Re: [swish-e] Indexing BLOG contents

From: Peter Karman <peter(at)>
Date: Mon Mar 26 2007 - 20:29:02 GMT
Don Hamilton scribbled on 3/26/07 3:09 PM:
> Hi List.
> I must be missing something obvious, but...
> Part of our website is a collection of wordpress blogs. I am
> told/asked:  'google finds them! why doesn't swish-e?'. I can't see an
> obvious 'directive' to make this happen.

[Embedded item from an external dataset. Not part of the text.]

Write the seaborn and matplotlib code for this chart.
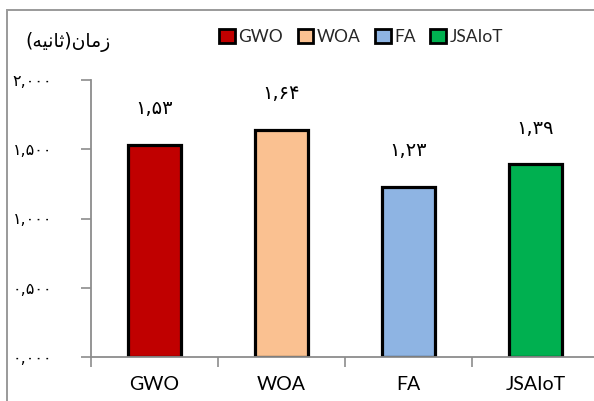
import matplotlib
matplotlib.use("Agg")
import matplotlib.pyplot as plt
from matplotlib.patches import Patch, Rectangle
import seaborn as sns

# Run time of each algorithm (seconds)
algorithms = ["GWO", "WOA", "FA", "JSAIoT"]
times = [1.53, 1.64, 1.23, 1.39]
bar_colors = ["#C00000", "#FAC191", "#8EB4E3", "#00B050"]
y_ticks = [0.0, 0.5, 1.0, 1.5, 2.0]

PERSIAN_DIGITS = str.maketrans("0123456789", "۰۱۲۳۴۵۶۷۸۹")


def fa_num(value, decimals):
    return f"{value:.{decimals}f}".replace(".", ",").translate(PERSIAN_DIGITS)


# "زمان(ثانیه)" written with contextual presentation forms, in visual order
word_time = "\uFEE5\uFE8E\uFEE3\uFEAF"             # زمان
word_second = "\uFEEA\uFEF4\uFEE7\uFE8E\uFE9B"     # ثانیه
y_title = "(" + word_second + ")" + word_time

sns.set_theme(style="white")
plt.rcParams["font.family"] = ["DejaVu Sans"]

W, H = 594, 401
fig = plt.figure(figsize=(W / 100, H / 100), dpi=100)
ax = fig.add_axes([91 / W, (H - 357) / H, (599 - 91) / W, (357 - 80) / H])

sns.barplot(x=algorithms, y=times, hue=algorithms, palette=bar_colors,
            legend=False, width=0.42, edgecolor="black", linewidth=2.3,
            saturation=1, ax=ax)

ax.set_xlim(-0.5, 3.5)
ax.set_ylim(0, 2.0)
ax.set_yticks(y_ticks)
ax.set_yticklabels([fa_num(v, 3) for v in y_ticks], fontsize=11.5,
                   family=["DejaVu Sans"])
ax.set_xticks(range(len(algorithms)))
ax.set_xticklabels(algorithms, fontsize=14, family=["Lato", "DejaVu Sans"])
ax.set_xticks([i - 0.5 for i in range(len(algorithms) + 1)], minor=True)
ax.tick_params(axis="x", which="major", length=0, pad=14, colors="black")
ax.tick_params(axis="x", which="minor", length=7, width=1.2,
               color="#8c8c8c", direction="out", bottom=True)
ax.tick_params(axis="y", length=7, width=1.2, color="#8c8c8c",
               direction="out", left=True, pad=21, labelcolor="black")
ax.set_xlabel("")
ax.set_ylabel("")

for side in ["top", "right"]:
    ax.spines[side].set_visible(False)
for side in ["left", "bottom"]:
    ax.spines[side].set_color("#8c8c8c")
    ax.spines[side].set_linewidth(1.3)

# value labels above the bars
for i, v in enumerate(times):
    ax.annotate(fa_num(v, 2), xy=(i, v), xytext=(0, 26),
                textcoords="offset points", ha="center", va="center",
                fontsize=14, family=["DejaVu Sans"], color="black")

# axis title at the top left
fig.text(25 / W, 1 - 42 / H, y_title, ha="left", va="center",
         fontsize=13.5, family=["DejaVu Sans"], color="black")

# legend
handles = [Patch(facecolor=c, edgecolor="black", linewidth=2.0, label=a)
           for a, c in zip(algorithms, bar_colors)]
fig.legend(handles=handles, loc="center", bbox_to_anchor=(361 / W, 1 - 37 / H),
           ncol=4, frameon=False, handlelength=0.9, handleheight=0.9,
           handletextpad=0.2, columnspacing=0.85, borderaxespad=0,
           prop={"family": ["Lato", "DejaVu Sans"], "size": 12.5})

# chart border
fig.add_artist(Rectangle((7 / W, -0.1), 1.2, (H - 10) / H + 0.1,
                         transform=fig.transFigure, fill=False,
                         edgecolor="#9a9a9a", linewidth=1.4))

fig.savefig("out.png", dpi=100, facecolor="white")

WordPress stores it's data in a database (mysql iirc). So you'd need to either 
(a) spider your site using the -S prog/ method, or (b) pull the blog 
text directly from the db and pass it to -S prog (see SWISH::Prog::DBI on the 
CPAN or the example mysql script in the distrib).

> IndexFile abcindex
> IndexDir e:\libraryweb\public_html
> IndexOnly .htm .html .shtml .pdf
> IndexContents HTML .html .htm .shtml
> FileFilter .pdf       c:/swish-e/lib/swish-e/pdftotext.exe   "%p -"
> FollowSymLinks No
> FileRules dirname contains xxx
> FileRules dirname contains yyy
> FileRules dirname contains  aaa
> FileRules filename contains bbbb

the config above looks like you are just indexing the filesystem. Your WordPress 
blog entries aren't stored there, I'm guessing.